我收起夸张的张得大大的嘴,说:“关叔,您自己也吃,我自己夹。”

我妈王梦桃只说吃饭,没说带人来呀。关华的第一次登台亮相,足够是惊吓人的。

关华说话很柔,慢条斯理的样子,不像我爸夏鸣急吼吼的。

我妈很享受关华的服务,只管坐着吃,由着兴子喝。

同在洗手间,我拉着我妈王梦桃问:“妈,怎么的?什么意思?是想开了?走出来了?”

洗手间没旁人,我妈理理碎发,说:“不知道呀,处处看吧。谁让他长得像你爸呢。你得祝福妈,没你的照应,妈遇不上他。”
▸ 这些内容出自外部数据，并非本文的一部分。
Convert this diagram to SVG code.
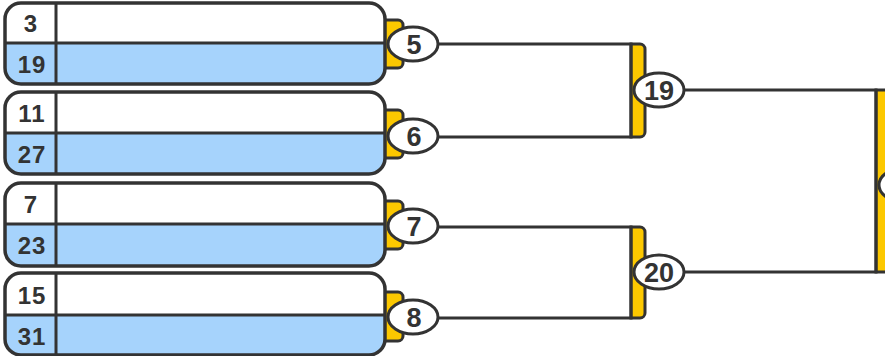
<svg xmlns="http://www.w3.org/2000/svg" width="885" height="356" viewBox="0 0 885 356">
<style>
.frame{fill:none;stroke:#333;stroke-width:3.5}
.white{fill:#fff}
.blue{fill:#a6d3fc}
.div{stroke:#333;stroke-width:3;fill:none}
.tab{fill:#fcc800;stroke:#333;stroke-width:3}
.ell{fill:#fff;stroke:#333;stroke-width:3}
.seed{font-family:"Liberation Sans",Arial,sans-serif;font-weight:bold;font-size:24px;fill:#333;text-anchor:middle;letter-spacing:1px}
.lbl{font-family:"Liberation Sans",Arial,sans-serif;font-weight:bold;font-size:27px;fill:#333;text-anchor:middle}
.con{fill:none;stroke:#333;stroke-width:3}
</style>
<rect width="885" height="356" fill="#fff"/>

<g id="connectors">
<path class="tab" d="M631,44 H640 A5,5 0 0 1 645,49 V132 A5,5 0 0 1 640,137 H631 Z"/>
<path class="tab" d="M631,227 H640 A5,5 0 0 1 645,232 V313 A5,5 0 0 1 640,318 H631 Z"/>
<path class="tab" d="M876,90 H900 V272 H876 Z"/>
<path class="con" d="M438,44 H631 V137 H438"/>
<path class="con" d="M438,227 H631 V318 H438"/>
<path class="con" d="M684,90 H876 V272 H684"/>
</g>

<g id="team-3-19">
<path class="tab" d="M380,20 H398 A5,5 0 0 1 403,25 V63 A5,5 0 0 1 398,68 H380 Z"/>
<rect class="white" x="5" y="3" width="380" height="81" rx="16"/>
<path class="blue" d="M5,43 H385 V68 A16,16 0 0 1 369,84 H21 A16,16 0 0 1 5,68 Z"/>
<path class="div" d="M5,43 H385 M56,3 V84"/>
<rect class="frame" x="5" y="3" width="380" height="81" rx="16"/>
<text class="seed" x="31" y="32">3</text>
<text class="seed" x="32" y="73">19</text>
</g>

<g id="team-11-27">
<path class="tab" d="M380,110 H398 A5,5 0 0 1 403,115 V153 A5,5 0 0 1 398,158 H380 Z"/>
<rect class="white" x="5" y="92" width="380" height="82" rx="16"/>
<path class="blue" d="M5,133 H385 V158 A16,16 0 0 1 369,174 H21 A16,16 0 0 1 5,158 Z"/>
<path class="div" d="M5,133 H385 M56,92 V174"/>
<rect class="frame" x="5" y="92" width="380" height="82" rx="16"/>
<text class="seed" x="32" y="122">11</text>
<text class="seed" x="32" y="163">27</text>
</g>

<g id="team-7-23">
<path class="tab" d="M380,201 H398 A5,5 0 0 1 403,206 V244 A5,5 0 0 1 398,249 H380 Z"/>
<rect class="white" x="5" y="183" width="380" height="83" rx="16"/>
<path class="blue" d="M5,224 H385 V250 A16,16 0 0 1 369,266 H21 A16,16 0 0 1 5,250 Z"/>
<path class="div" d="M5,224 H385 M56,183 V266"/>
<rect class="frame" x="5" y="183" width="380" height="83" rx="16"/>
<text class="seed" x="31" y="213">7</text>
<text class="seed" x="32" y="254">23</text>
</g>

<g id="team-15-31">
<path class="tab" d="M380,292 H398 A5,5 0 0 1 403,297 V336 A5,5 0 0 1 398,341 H380 Z"/>
<rect class="white" x="5" y="273" width="380" height="82" rx="16"/>
<path class="blue" d="M5,315 H385 V339 A16,16 0 0 1 369,355 H21 A16,16 0 0 1 5,339 Z"/>
<path class="div" d="M5,315 H385 M56,273 V355"/>
<rect class="frame" x="5" y="273" width="380" height="82" rx="16"/>
<text class="seed" x="32" y="304">15</text>
<text class="seed" x="32" y="345">31</text>
</g>

<g id="match-5">
<ellipse class="ell" cx="413" cy="44" rx="25" ry="17"/>
<text class="lbl" x="414" y="54">5</text>
</g>
<g id="match-6">
<ellipse class="ell" cx="413" cy="136" rx="25" ry="17"/>
<text class="lbl" x="414" y="146">6</text>
</g>
<g id="match-7">
<ellipse class="ell" cx="413" cy="226" rx="25" ry="17"/>
<text class="lbl" x="414" y="236">7</text>
</g>
<g id="match-8">
<ellipse class="ell" cx="413" cy="317" rx="25" ry="17"/>
<text class="lbl" x="414" y="327">8</text>
</g>
<g id="match-19">
<ellipse class="ell" cx="659" cy="90" rx="25" ry="17"/>
<text class="lbl" x="659" y="100">19</text>
</g>
<g id="match-20">
<ellipse class="ell" cx="659" cy="272" rx="25" ry="17"/>
<text class="lbl" x="659" y="282">20</text>
</g>
<g id="match-final">
<ellipse class="ell" cx="904" cy="185" rx="25" ry="17"/>
</g>
</svg>
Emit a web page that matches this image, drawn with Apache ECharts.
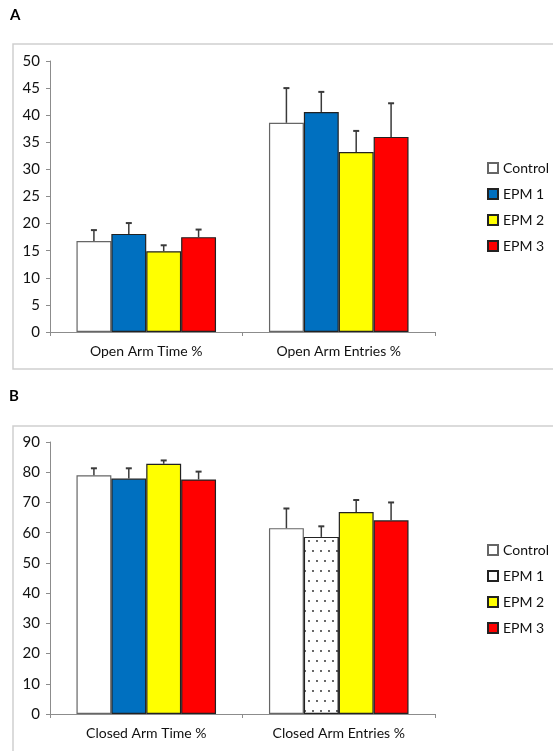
<!DOCTYPE html>
<html>
<head>
<meta charset="utf-8">
<script src="https://cdn.jsdelivr.net/npm/echarts@6/dist/echarts.min.js"></script>
<style>
  html, body { margin: 0; padding: 0; background: #fff; }
  #chart { width: 553px; height: 751px; }
</style>
</head>
<body>
<div id="chart"></div>
<script>
// panel A
var categoriesA = ["Open Arm Time %", "Open Arm Entries %"];
var controlA = [16.8, 38.6];
var epm1A = [18.1, 40.6];
var epm2A = [14.9, 33.2];
var epm3A = [17.5, 36.0];
var errControlA = [2.0, 6.4];
var errEpm1A = [2.0, 3.7];
var errEpm2A = [1.1, 3.9];
var errEpm3A = [1.4, 6.2];
var ticksA = { min: 0, max: 50, interval: 5 };

// panel B
var categoriesB = ["Closed Arm Time %", "Closed Arm Entries %"];
var controlB = [79.0, 61.5];
var epm1B = [77.9, 58.6];
var epm2B = [82.8, 66.8];
var epm3B = [77.6, 64.1];
var errControlB = [2.3, 6.5];
var errEpm1B = [3.4, 3.5];
var errEpm2B = [1.1, 4.0];
var errEpm3B = [2.6, 5.9];
var ticksB = { min: 0, max: 90, interval: 10 };

var groupNames = ["Control", "EPM 1", "EPM 2", "EPM 3"];

var font = "Lato";
var CAT_GAP = 0.275; // share of band left empty

var fills = ["#ffffff", "#0070c0", "#ffff00", "#ff0000"];
var borders = ["#666666", "#222222", "#222222", "#222222"];

var dots = {
  symbol: "circle",
  symbolSize: 0.9,
  color: "#222",
  backgroundColor: "#ffffff",
  dashArrayX: [[2, 6], [0, 4, 2, 2]],
  dashArrayY: [2, 8]
};

function barSeries(name, values, k, gridIdx, special) {
  return {
    name: name,
    type: "bar",
    xAxisIndex: gridIdx,
    yAxisIndex: gridIdx,
    barGap: "0%",
    barCategoryGap: (CAT_GAP * 100) + "%",
    itemStyle: { color: fills[k], borderColor: borders[k], borderWidth: 1.2 },
    data: values.map(function (v, i) {
      if (special && special[i]) return { value: v, itemStyle: special[i] };
      return v;
    }),
    z: 2
  };
}

function errSeries(values, errs, k, gridIdx) {
  return {
    type: "custom",
    xAxisIndex: gridIdx,
    yAxisIndex: gridIdx,
    silent: true,
    z: 3,
    data: values.map(function (v, i) { return [i, v, v + errs[i]]; }),
    encode: { x: 0, y: [1, 2] },
    renderItem: function (params, api) {
      var band = api.size([1, 0])[0];
      var barW = band * (1 - CAT_GAP) / 4;
      var base = api.coord([api.value(0), api.value(1)]);
      var top = api.coord([api.value(0), api.value(2)]);
      var x = base[0] + (k - 1.5) * barW;
      return {
        type: "group",
        children: [
          { type: "line", shape: { x1: x, y1: base[1], x2: x, y2: top[1] },
            style: { stroke: "#3a3a3a", lineWidth: 1.5 } },
          { type: "line", shape: { x1: x - 3, y1: top[1], x2: x + 3, y2: top[1] },
            style: { stroke: "#3a3a3a", lineWidth: 2 } }
        ]
      };
    }
  };
}

function yAxis(gridIdx, t) {
  return {
    type: "value",
    gridIndex: gridIdx,
    min: t.min, max: t.max, interval: t.interval,
    axisLine: { show: true, lineStyle: { color: "#8c8c8c", width: 1 } },
    axisTick: { show: true, length: 4, lineStyle: { color: "#8c8c8c" } },
    splitLine: { show: false },
    axisLabel: { color: "#111", fontFamily: font, fontSize: 15, margin: 10 }
  };
}

function xAxis(gridIdx, cats) {
  return {
    type: "category",
    gridIndex: gridIdx,
    data: cats,
    axisLine: { show: true, lineStyle: { color: "#8c8c8c", width: 1 } },
    axisTick: { show: true, length: 4, lineStyle: { color: "#8c8c8c" } },
    axisLabel: { color: "#111", fontFamily: font, fontSize: 14, margin: 12 }
  };
}

function legend(top, override) {
  return {
    orient: "vertical",
    left: 482,
    top: top,
    icon: "rect",
    itemWidth: 10,
    itemHeight: 10,
    itemGap: 12,
    textStyle: { color: "#111", fontFamily: font, fontSize: 14 },
    data: groupNames.map(function (n, k) {
      if (override && override[k]) return { name: n, itemStyle: override[k] };
      return n;
    })
  };
}

var myChart = echarts.init(document.getElementById("chart"));

var option = {
  animation: false,
  backgroundColor: "#ffffff",
  graphic: [
    { type: "rect", shape: { x: 13, y: 44, width: 545, height: 325 },
      style: { fill: "none", stroke: "#cfcfcf", lineWidth: 1.5 } },
    { type: "rect", shape: { x: 13, y: 426, width: 545, height: 340 },
      style: { fill: "none", stroke: "#cfcfcf", lineWidth: 1.5 } },
    { type: "text", left: 10, top: 8,
      style: { text: "A", fill: "#000", font: "bold 15px " + font } },
    { type: "text", left: 9, top: 389,
      style: { text: "B", fill: "#000", font: "bold 15px " + font } }
  ],
  grid: [
    { left: 50, right: 118, top: 61, height: 271 },
    { left: 50, right: 118, top: 442, height: 272 }
  ],
  legend: [
    legend(156),
    legend(538, [null, { color: "#ffffff", borderColor: "#222", decal: "none" }, null, null])
  ],
  xAxis: [xAxis(0, categoriesA), xAxis(1, categoriesB)],
  yAxis: [yAxis(0, ticksA), yAxis(1, ticksB)],
  series: [
    barSeries("Control", controlA, 0, 0),
    barSeries("EPM 1", epm1A, 1, 0),
    barSeries("EPM 2", epm2A, 2, 0),
    barSeries("EPM 3", epm3A, 3, 0),
    errSeries(controlA, errControlA, 0, 0),
    errSeries(epm1A, errEpm1A, 1, 0),
    errSeries(epm2A, errEpm2A, 2, 0),
    errSeries(epm3A, errEpm3A, 3, 0),
    barSeries("Control", controlB, 0, 1),
    barSeries("EPM 1", epm1B, 1, 1, [null, { color: "#ffffff", borderColor: "#222", decal: dots }]),
    barSeries("EPM 2", epm2B, 2, 1),
    barSeries("EPM 3", epm3B, 3, 1),
    errSeries(controlB, errControlB, 0, 1),
    errSeries(epm1B, errEpm1B, 1, 1),
    errSeries(epm2B, errEpm2B, 2, 1),
    errSeries(epm3B, errEpm3B, 3, 1)
  ]
};
myChart.setOption(option);
</script>
</body>
</html>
我恍然大悟,说:“哦,是在相亲角,是中山公园的相亲角。我说你怎么没事老往那去,平时要你去散散心你都不去,原来是找老伴去了。”

我撺掇了数次,要我妈去走走,去相亲角看看,没准能遇上有意思的人。我妈还年轻,不能再像菟丝花一样,攀附我爸活一辈子了。

看来,王梦桃是想开了,不添堵了。

人要走出牢笼得靠自己,否则旁人的劝解是无用功夫。

关华结好了账,安安静静等着我俩。

我妈一进来,他迎上去说:“梦桃,穿上衣服,现在三月份,乍暖还寒的,当心冻着。”

13

同岁的关华与我爸夏鸣比起来,显得年轻俊朗。

与我妈站在一起,有琴瑟合鸣的意味。

二人走得太快,我恍神的功夫,已甩我一尺距离,我紧撵几步,说:“妈,王梦桃,要幸福,要甜哦。别再走不出夏鸣的梦魇了。”